A diffuse ill humor suffused Guillem’s digestive system, assaulting his head and giving him no quarter. For days now he had abandoned the fantasy of possessing Conxa. She had become inured to his constant adoration and he knew all the hospitable facets of his lover’s skin by heart. Guillem required a large amount of money. Not because he was in debt or otherwise compromised, but for the pleasure of having it and spending it. He got it into his head that it was precisely that woman, with whom he had always been unfailingly polite, who ought to give it to him. It amused him to stand before Conxa in the guise of an unscrupulous profiteer. Maybe this would be the pretext for a definitive breakup that would put an end to their misery.
With utter sangfroid, and in the presence of her nudity, he asked Conxa for money. Conxa eyes lit up, and she said she would be delighted to give him whatever he asked, and he shouldn’t deny himself a thing. Guillem found strange not only Conxa’s excessive generosity but also the fact that she considered his request to be so natural. Soon, though, Conxa’s attitude shifted, and using language Guillem had never heard from her before, she launched into a sarcastic monologue. She informed him that his style of lovemaking was too puerile for him to be asking for money for his services, but despite this she didn’t mind giving him whatever he needed, and even keeping him, and paying for shirts and socks for him that were more elegant than the ones he usually wore. She said she looked upon him as a boy, for whom she was beginning to feel a kind of maternal affection, but as a gigolo he was a dud.

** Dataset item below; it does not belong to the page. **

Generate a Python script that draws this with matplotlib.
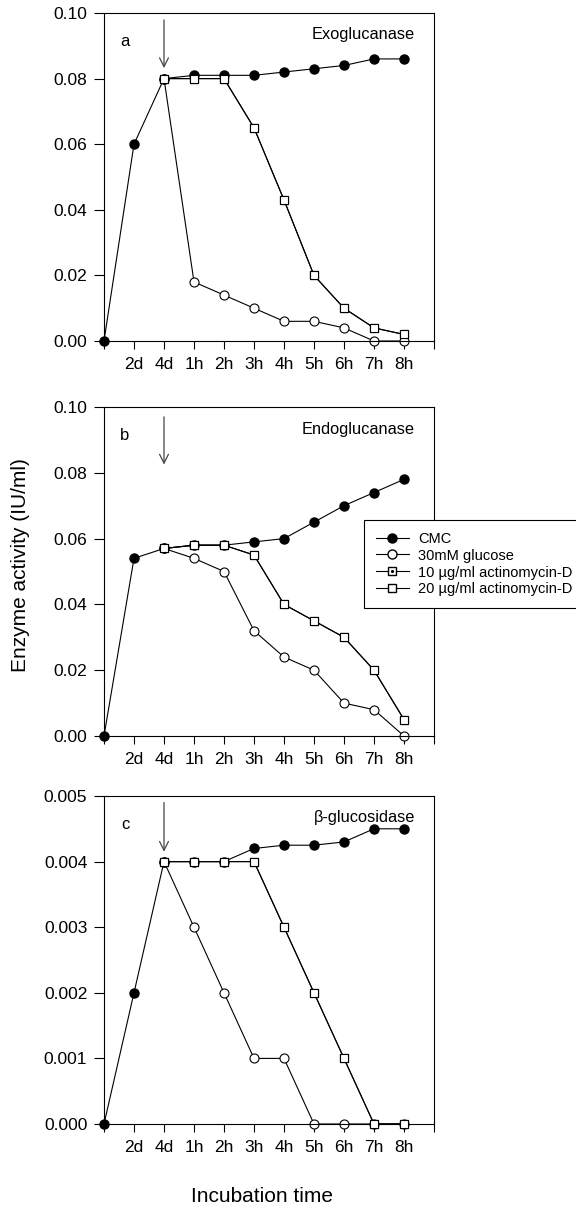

Guillem had suffered this kind of humiliation before, but never with such ferocity and malice. And that day, Guillem was incensed. So, when Conxa finally ran out of steam with her immoral tatters, Guillem rose to his feet before her. All his muscles were tense and flushed with blood. Conxa summoned him with an icy smile and, without so much as by your leave, he gave her two slaps in the face with all his might. Conxa blanched, but she resisted the blows without the slightest peep of protest, just a deep sigh that dilated her ribcage and made the erect tips of her breasts stand upright. Guillem saw a mysterious breath that resembled her soul begin to emerge from between her lips. The glass of his lover’s eyes was no longer hard; her pupils had a more liquid, more human consistency; her cheeks had turned a cadaverous white, and her rouge marked a rough discontinuous patch on her bloodless skin. Guillem was furious, and he followed the first two slaps with a direct blow to her mouth; her lips contracted in pain, but then immediately reacted with a weak and exceedingly tender smile of complete beatitude. Conxa sank back onto the bed, and Guillem, his spine rigid as a cat’s, felt a burning liquor running through his medulla, perhaps the contained rage of his two years of failure, perhaps the atavic memory of a Lloberola who in days of yore had eaten human flesh.